John's ideas were groundbreaking. But preaching a new way of thought to the downtrodden poor in Roman-occupied Judea was a treasonous act of rebellion and he was in constant danger for his life. It was a time of great cruelty and bloodshed, where the Romans massacred groups of people they found along the Jordan, branding them cults and zealot rebels. Through his courage, John the Baptist altered human history and changed our way of thinking forever.

"The real heartbeat of our community was John when he emerged alone from the wilderness, and stood on a rise by the banks of the Jordan. He faced Jerusalem and delivered a simple message. His powerful, sonorous voice carried through the dry air of the valley up to the very gates of the City of Salt.

'Even war with Rome will not give us the freedom we seek. Purify your own souls by right action, and where the soul has gone the body will follow. All good souls are free.'" -The Wife of John the Baptist

The more I learned about John, the more intrigued I became. Because John the Baptist was a charismatic, passionate man, I became convinced that he must have had love in his life. So my research took a unique turn, I began to search for his wife.

I spent the next few months begging librarians in far away cities to loan me books that no one had checked out since the last century, and that arrived smelling of mildew and neglect. I spoke with history professors, experts on religion, rabbis and Christian ministers. What I found was that there was a strong likelihood that John was married, though there was no definitive proof either way.

One elderly theologian put it best, "John the Baptist was probably married. A 30-year-old man of the rabbi class would have been expected to marry so that a wife could keep him out of trouble! The cultural expectation placed on him to marry would have been very great. Besides, the practice of celibacy in the priesthood didn't come about until long after John was dead."

So I began sorting through the bare historical facts and limited details of John's life and filling in the blanks with 'the imagination of the possible.' In the end, the real reason I gave John the Baptist a wife was out of love and respect for the man he was. It was also out of the belief that he deserved a helpmate to stand with him through his short, dangerous and tumultuous life. From the standpoint of a fiction writer, his wife became a character to bear witness and tell his tragic tale. Who better to describe John than the wife who loved and understood him.

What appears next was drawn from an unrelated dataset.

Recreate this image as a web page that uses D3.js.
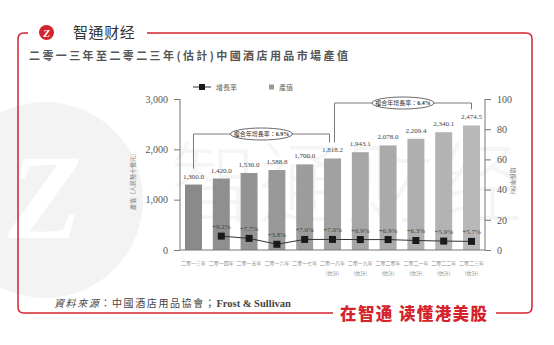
<!DOCTYPE html>
<html>
<head>
<meta charset="utf-8">
<script src="https://cdn.jsdelivr.net/npm/d3@7/dist/d3.min.js"></script>
<style>
  html, body { margin: 0; padding: 0; background: #fff; }
  svg { display: block; }
</style>
</head>
<body>
<svg id="chart" width="554" height="345"></svg>
<script>
// Hotel supplies market output, 2013–2023 (estimates from 2018)
const years = ['二零一三年','二零一四年','二零一五年','二零一六年','二零一七年','二零一八年','二零一九年','二零二零年','二零二一年','二零二二年','二零二三年'];
const yearNotes = ['','','','','','(估計)','(估計)','(估計)','(估計)','(估計)','(估計)'];
const output = [1300.0, 1420.0, 1530.0, 1588.8, 1700.0, 1818.2, 1943.1, 2078.0, 2209.4, 2340.1, 2474.5];
const growth = [null, 9.2, 7.7, 3.8, 7.0, 7.0, 6.9, 6.9, 6.3, 5.9, 5.7];
const leftTicks = [0, 1000, 2000, 3000];
const rightTicks = [0, 20, 40, 60, 80, 100];
const cagrSpans = [
  { from: 0, to: 5, rate: '6.9%' },
  { from: 5, to: 10, rate: '6.4%' }
];

const svg = d3.select('#chart');
const RED = '#d4232b';
const serif = '"Liberation Serif", "Times New Roman", serif';
const cjk = '"Noto Sans CJK TC", "Noto Sans CJK SC", sans-serif';

// faint brand watermark
const wm = svg.append('g').attr('pointer-events', 'none');
wm.append('circle').attr('cx', 45).attr('cy', 200).attr('r', 98).attr('fill', '#f3f3f3');
wm.append('text').attr('x', 45).attr('y', 238).attr('text-anchor', 'middle')
  .attr('font-family', serif).attr('font-style', 'italic').attr('font-weight', 'bold')
  .attr('font-size', 120).attr('fill', '#fff').text('Z');
wm.append('text').attr('x', 170).attr('y', 215)
  .attr('font-family', cjk).attr('font-size', 88).attr('font-weight', 300)
  .attr('fill', '#000').attr('fill-opacity', 0.04).text('智通财经');

// red frame
const frame = d3.path();
frame.moveTo(28, 33); frame.lineTo(24, 33);
frame.quadraticCurveTo(18, 33, 18, 39);
frame.lineTo(18, 307);
frame.quadraticCurveTo(18, 313, 24, 313);
frame.lineTo(333, 313);
svg.append('path').attr('d', frame.toString()).attr('fill', 'none').attr('stroke', RED).attr('stroke-width', 1.5);
const frame2 = d3.path();
frame2.moveTo(147, 33); frame2.lineTo(526, 33);
frame2.quadraticCurveTo(532, 33, 532, 39);
frame2.lineTo(532, 307);
frame2.quadraticCurveTo(532, 313, 526, 313);
frame2.lineTo(496, 313);
svg.append('path').attr('d', frame2.toString()).attr('fill', 'none').attr('stroke', RED).attr('stroke-width', 1.5);

// logo
svg.append('circle').attr('cx', 46.5).attr('cy', 32.5).attr('r', 7.5).attr('fill', RED);
svg.append('text').attr('x', 46.5).attr('y', 36.5).attr('text-anchor', 'middle')
  .attr('font-family', serif).attr('font-style', 'italic').attr('font-weight', 'bold')
  .attr('font-size', 11).attr('fill', '#fff').text('Z');
svg.append('text').attr('x', 73).attr('y', 38)
  .attr('font-family', cjk).attr('font-size', 15).attr('fill', '#333').attr('letter-spacing', 0.6)
  .text('智通财经');

// title
svg.append('text').attr('x', 29).attr('y', 60)
  .attr('font-family', cjk).attr('font-size', 11).attr('font-weight', 'bold')
  .attr('letter-spacing', 2.4).attr('fill', '#555')
  .text('二零一三年至二零二三年(估計)中國酒店用品市場產值');

// scales
const x = d3.scaleBand().domain(years).range([180, 485]).paddingInner(0.39).paddingOuter(0.18);
const yL = d3.scaleLinear().domain([0, 3000]).range([250, 99]);
const yR = d3.scaleLinear().domain([0, 100]).range([250, 99]);
const shade = d3.scaleLinear().domain([0, years.length - 1]).range(['#8a8a8a', '#b8b8b8']);

// bars
svg.append('g').selectAll('rect').data(output).join('rect')
  .attr('x', (d, i) => x(years[i]))
  .attr('y', d => yL(d))
  .attr('width', x.bandwidth())
  .attr('height', d => yL(0) - yL(d))
  .attr('fill', (d, i) => shade(i));

// bar value labels
svg.append('g').selectAll('text').data(output).join('text')
  .attr('x', (d, i) => x(years[i]) + x.bandwidth() / 2)
  .attr('y', d => yL(d) - 6)
  .attr('text-anchor', 'middle')
  .attr('font-family', serif).attr('font-size', 7).attr('fill', '#444')
  .text(d => d3.format(',.1f')(d));

// axes
const axisColor = '#777';
const gL = svg.append('g').attr('transform', 'translate(180,0)')
  .call(d3.axisLeft(yL).tickValues(leftTicks).tickFormat(d3.format(',')).tickSize(6).tickPadding(6));
const gR = svg.append('g').attr('transform', 'translate(485,0)')
  .call(d3.axisRight(yR).tickValues(rightTicks).tickSize(6).tickPadding(6));
[gL, gR].forEach(g => {
  g.select('.domain').attr('stroke', axisColor).attr('d', 'M0,99V250');
  g.selectAll('.tick line').attr('stroke', axisColor);
  g.selectAll('.tick text').attr('font-family', serif).attr('font-size', 10).attr('fill', '#555');
});
svg.append('line').attr('x1', 180).attr('x2', 485).attr('y1', 250).attr('y2', 250)
  .attr('stroke', axisColor);

// category labels
const cat = svg.append('g');
cat.selectAll('text.yr').data(years).join('text').attr('class', 'yr')
  .attr('x', d => x(d) + x.bandwidth() / 2).attr('y', 265)
  .attr('text-anchor', 'middle').attr('font-family', cjk).attr('font-size', 5).attr('fill', '#888')
  .text(d => d);
cat.selectAll('text.nt').data(yearNotes).join('text').attr('class', 'nt')
  .attr('x', (d, i) => x(years[i]) + x.bandwidth() / 2).attr('y', 275)
  .attr('text-anchor', 'middle').attr('font-family', cjk).attr('font-size', 5).attr('fill', '#888')
  .text(d => d);

// axis titles
svg.append('text').attr('transform', 'translate(135,180) rotate(-90)')
  .attr('text-anchor', 'middle').attr('font-family', cjk).attr('font-size', 6).attr('fill', '#777')
  .text('產值（人民幣十億元）');
svg.append('text').attr('transform', 'translate(511,181) rotate(90)')
  .attr('text-anchor', 'middle').attr('font-family', cjk).attr('font-size', 6).attr('fill', '#777')
  .text('增長率(%)');

// growth line
const gPts = growth.map((g, i) => ({ g, i })).filter(d => d.g !== null);
const cx = d => x(years[d.i]) + x.bandwidth() / 2;
svg.append('path').datum(gPts)
  .attr('d', d3.line().x(cx).y(d => yR(d.g)))
  .attr('fill', 'none').attr('stroke', '#333').attr('stroke-width', 1);
svg.append('g').selectAll('rect').data(gPts).join('rect')
  .attr('x', d => cx(d) - 3.5).attr('y', d => yR(d.g) - 3.5)
  .attr('width', 7).attr('height', 7).attr('fill', '#1a1a1a');
svg.append('g').selectAll('text').data(gPts).join('text')
  .attr('x', cx).attr('y', d => yR(d.g) - 7)
  .attr('text-anchor', 'middle').attr('font-family', serif).attr('font-size', 7).attr('fill', '#444')
  .text(d => '+' + d.g.toFixed(1) + '%');

// CAGR brackets
const bracketY = [134, 103];
cagrSpans.forEach((s, k) => {
  const x1 = x(years[s.from]) + x.bandwidth() / 2 + (k === 1 ? 2 : 0);
  const x2 = x(years[s.to]) + x.bandwidth() / 2 + (k === 0 ? -3 : 0);
  const yTop = bracketY[k];
  const y1 = yL(output[s.from]) - 16;
  const y2 = yL(output[s.to]) - 16;
  const g = svg.append('g');
  g.append('path')
    .attr('d', `M${x1},${y1}V${yTop}H${x2}V${y2}`)
    .attr('fill', 'none').attr('stroke', '#555').attr('stroke-width', 0.8);
  const mx = (x1 + x2) / 2;
  g.append('ellipse').attr('cx', mx).attr('cy', yTop).attr('rx', 31).attr('ry', 6)
    .attr('fill', '#fff').attr('stroke', '#444').attr('stroke-width', 0.8);
  const t = g.append('text').attr('x', mx).attr('y', yTop + 2).attr('text-anchor', 'middle')
    .attr('font-size', 6).attr('fill', '#333').attr('font-family', cjk);
  t.append('tspan').text('複合年增長率：');
  t.append('tspan').attr('font-weight', 'bold').attr('font-family', serif).text(s.rate);
});

// legend
const lg = svg.append('g');
lg.append('line').attr('x1', 193).attr('x2', 211).attr('y1', 87).attr('y2', 87).attr('stroke', '#333');
lg.append('rect').attr('x', 199).attr('y', 84).attr('width', 6).attr('height', 6).attr('fill', '#1a1a1a');
lg.append('text').attr('x', 216).attr('y', 89.5).attr('font-family', cjk).attr('font-size', 7).attr('fill', '#666').text('增長率');
lg.append('rect').attr('x', 269).attr('y', 84.5).attr('width', 5).attr('height', 5).attr('fill', '#999');
lg.append('text').attr('x', 279).attr('y', 89.5).attr('font-family', cjk).attr('font-size', 7).attr('fill', '#666').text('產值');

// source
const src = svg.append('text').attr('x', 54).attr('y', 307).attr('font-size', 10).attr('fill', '#444');
src.append('tspan').attr('font-family', cjk).attr('font-style', 'italic').attr('letter-spacing', 1.6).text('資料來源');
src.append('tspan').attr('font-family', cjk).attr('letter-spacing', 1.6).text('：中國酒店用品協會；');
src.append('tspan').attr('font-family', serif).attr('font-weight', 'bold').attr('font-size', 10.5).text('Frost & Sullivan');

// slogan
svg.append('text').attr('x', 340).attr('y', 320)
  .attr('font-family', '"Noto Sans CJK SC", sans-serif').attr('font-weight', 900)
  .attr('font-size', 16.5).attr('fill', RED).attr('letter-spacing', 1.4)
  .text('在智通 读懂港美股');
</script>
</body>
</html>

"The first time I saw John, I noticed that he was taller than most men, like a king with unruly black hair and a beard. He had the dark, sculpted body of a slave and a poor man's gray robe, but he wasn't at work in the marketplace. He was watching goods being unloaded for the market, just as we were. He was a stranger yet he spoke with people easily, as if he had met them before and was getting reacquainted. He had large hands, yet he never gestured when he spoke like other men did. What surprised us most was that he had the beautiful, dark eyes of a wild girl.

He never noticed us, even though we stared at him for a long time. I knew I should not be looking at him, but he was very handsome so I covered my face with my veil and continued to stare. When he moved away from the crowds, he picked up a bundle and a staff, both common symbols of an itinerant follower of the Greek tradition. And on that first day, I mistook him for a poor philosopher." -The Wife of John the Baptist

The novel I intended to write turned out very differently. Instead The Wife of John the Baptist became an intimate portrayal of a marriage set in one of the most difficult times in human history. It is a tribute to the timeless and unshakable love that triumphs when all else is lost.